- [DIRECTIONS FOR THIS TASK]: Tally the lines of the listing that contain the string "with". Give the number and nothing else.

== RECORDED INFORMATION ==

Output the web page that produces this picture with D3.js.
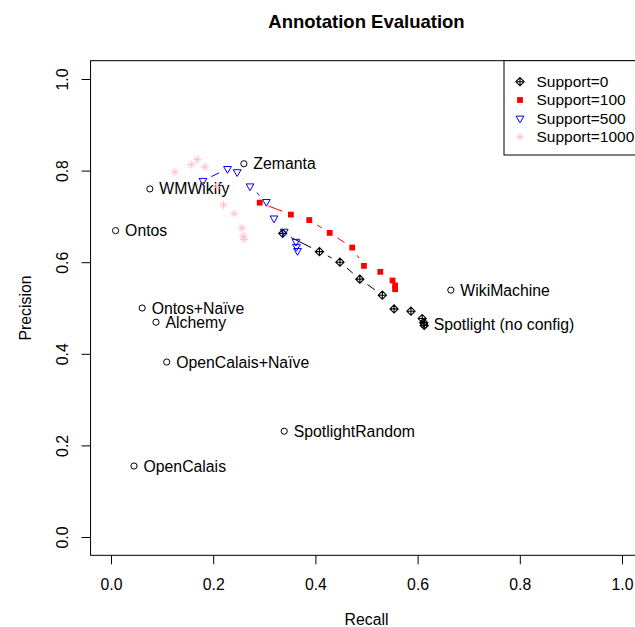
<!DOCTYPE html>
<html><head><meta charset="utf-8">
<script src="https://cdn.jsdelivr.net/npm/d3@7"></script>
<style>
html,body{margin:0;padding:0;background:#fff;}
svg{display:block;font-family:"Liberation Sans",Arial,Helvetica,sans-serif;}
</style></head>
<body>
<script>
// ---- data ----
const labelNames = ["Zemanta","WMWikify","Ontos","Ontos+Naïve","Alchemy","OpenCalais+Naïve","SpotlightRandom","OpenCalais","WikiMachine","Spotlight (no config)"];
const labelRecall = [0.260,0.076,0.009,0.061,0.088,0.109,0.339,0.045,0.665,0.613];
const labelPrecision = [0.815,0.760,0.669,0.500,0.469,0.382,0.231,0.155,0.539,0.463];

const support0Recall = [0.336,0.408,0.448,0.487,0.531,0.554,0.587,0.609,0.612,0.613];
const support0Precision = [0.663,0.623,0.600,0.563,0.528,0.498,0.493,0.477,0.468,0.462];
const support100Recall = [0.291,0.352,0.388,0.428,0.472,0.495,0.527,0.551,0.556,0.556];
const support100Precision = [0.730,0.704,0.692,0.664,0.632,0.592,0.579,0.560,0.549,0.541];
const support500Recall = [0.180,0.228,0.247,0.272,0.304,0.319,0.339,0.362,0.363,0.365];
const support500Precision = [0.778,0.804,0.797,0.766,0.732,0.696,0.667,0.645,0.634,0.625];
const support1000Recall = [0.125,0.157,0.169,0.184,0.207,0.220,0.241,0.256,0.259,0.260];
const support1000Precision = [0.797,0.813,0.824,0.808,0.766,0.725,0.706,0.675,0.657,0.650];

const seriesNames = ["Support=0","Support=100","Support=500","Support=1000"];
const xTicks = [0.0,0.2,0.4,0.6,0.8,1.0];
const yTicks = [0.0,0.2,0.4,0.6,0.8,1.0];

// ---- layout ----
const W = 635, H = 627;
const FS = 15.8;
const x = d3.scaleLinear().domain([0,1]).range([111,622]);
const y = d3.scaleLinear().domain([0,1]).range([537,79]);
const R = 2.9;

const svg = d3.select("body").append("svg").attr("width",W).attr("height",H);

// plot box
const bx0 = x(-0.04), bx1 = x(1.04), by0 = y(-0.04), by1 = y(1.04);
svg.append("rect").attr("x",bx0).attr("y",by1).attr("width",bx1-bx0).attr("height",by0-by1)
  .attr("fill","none").attr("stroke","#000").attr("stroke-width",1);

// axes
const xAxis = d3.axisBottom(x).tickValues(xTicks).tickFormat(d3.format(".1f")).tickSize(9).tickPadding(14);
const gx = svg.append("g").attr("transform",`translate(0,${by0})`).call(xAxis);
gx.select(".domain").remove();
gx.selectAll("text").attr("font-size",FS).attr("font-family",null).attr("fill","#000");
gx.selectAll("line").attr("stroke","#000");

const yAxis = d3.axisLeft(y).tickValues(yTicks).tickFormat(d3.format(".1f")).tickSize(9).tickPadding(0);
const gy = svg.append("g").attr("transform",`translate(${bx0},0)`).call(yAxis);
gy.select(".domain").remove();
gy.selectAll("line").attr("stroke","#000");
gy.selectAll("text").remove();
gy.selectAll(".tick").append("text")
  .attr("transform","translate(-28,0) rotate(-90)")
  .attr("text-anchor","middle").attr("dy","0.35em")
  .attr("font-size",FS).attr("fill","#000")
  .text(d=>d3.format(".1f")(d));

// titles
svg.append("text").attr("x",(bx0+bx1)/2).attr("y",27.5).attr("text-anchor","middle")
  .attr("font-weight","bold").attr("font-size",18.5).text("Annotation Evaluation");
svg.append("text").attr("x",(bx0+bx1)/2).attr("y",625).attr("text-anchor","middle")
  .attr("font-size",FS).text("Recall");
svg.append("text").attr("transform",`translate(31,${(by0+by1)/2}) rotate(-90)`).attr("text-anchor","middle")
  .attr("font-size",FS).text("Precision");

// symbol drawers
function drawSym(g, type, cx, cy, color){
  if(type==="circle"){
    g.append("circle").attr("cx",cx).attr("cy",cy).attr("r",R+0.2).attr("fill","none").attr("stroke",color).attr("stroke-width",1);
  } else if(type==="diamondplus"){
    const xc = Math.SQRT2*R;
    g.append("path").attr("d",`M${cx-xc},${cy}L${cx},${cy-xc}L${cx+xc},${cy}L${cx},${cy+xc}Z M${cx-xc},${cy}L${cx+xc},${cy} M${cx},${cy-xc}L${cx},${cy+xc}`)
      .attr("fill","none").attr("stroke",color).attr("stroke-width",1.1);
  } else if(type==="square"){
    g.append("rect").attr("x",cx-R).attr("y",cy-R).attr("width",2*R).attr("height",2*R).attr("fill",color);
  } else if(type==="tridown"){
    const r = 1.555*R, xc = 1.347*R, yc = 0.778*R;
    g.append("path").attr("d",`M${cx},${cy+r}L${cx+xc},${cy-yc}L${cx-xc},${cy-yc}Z`)
      .attr("fill","none").attr("stroke",color).attr("stroke-width",1);
  } else if(type==="asterisk"){
    const a = R, b = Math.SQRT2*R;
    g.append("path").attr("d",`M${cx-a},${cy-a}L${cx+a},${cy+a}M${cx-a},${cy+a}L${cx+a},${cy-a}M${cx-b},${cy}L${cx+b},${cy}M${cx},${cy-b}L${cx},${cy+b}`)
      .attr("fill","none").attr("stroke",color).attr("stroke-width",1);
  }
}

// labelled circles
const gl = svg.append("g");
labelNames.forEach((n,i)=>{
  const cx = x(labelRecall[i]), cy = y(labelPrecision[i]);
  drawSym(gl,"circle",cx,cy,"#000");
  gl.append("text").attr("x",cx+9.5).attr("y",cy).attr("dy","0.35em").attr("font-size",FS).text(n);
});

// series, type = "b": segments with gaps around the points
const series = [
  {name:seriesNames[0], rx:support0Recall, py:support0Precision, color:"#000000", sym:"diamondplus"},
  {name:seriesNames[1], rx:support100Recall, py:support100Precision, color:"#FF0000", sym:"square"},
  {name:seriesNames[2], rx:support500Recall, py:support500Precision, color:"#0000FF", sym:"tridown"},
  {name:seriesNames[3], rx:support1000Recall, py:support1000Precision, color:"#FFC0CB", sym:"asterisk"}
];
const GAP = 9.3;
series.forEach(s=>{
  const g = svg.append("g");
  const pts = s.rx.map((v,i)=>[x(v), y(s.py[i])]);
  for(let i=0;i<pts.length-1;i++){
    const [x1,y1]=pts[i],[x2,y2]=pts[i+1];
    const dx=x2-x1, dy=y2-y1, L=Math.hypot(dx,dy);
    if(L>2*GAP){
      const f=GAP/L;
      g.append("line").attr("x1",x1+f*dx).attr("y1",y1+f*dy).attr("x2",x2-f*dx).attr("y2",y2-f*dy)
        .attr("stroke",s.color).attr("stroke-width",1);
    }
  }
  pts.forEach(p=>drawSym(g,s.sym,p[0],p[1],s.color));
});

// legend
const lx0 = 504, ly0 = by1, ly1 = 155;
svg.append("rect").attr("x",lx0).attr("y",ly0).attr("width",bx1-lx0).attr("height",ly1-ly0)
  .attr("fill","#fff").attr("stroke","#000").attr("stroke-width",1);
const legY = d3.scalePoint().domain(seriesNames).range([81.7,136.7]);
series.forEach(s=>{
  const gy2 = legY(s.name);
  drawSym(svg,s.sym,520,gy2,s.color);
  svg.append("text").attr("x",536.5).attr("y",gy2).attr("dy","0.35em").attr("font-size",15.5).text(s.name);
});
</script>
</body></html>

===

- [WRITTEN SOLUTION]: 2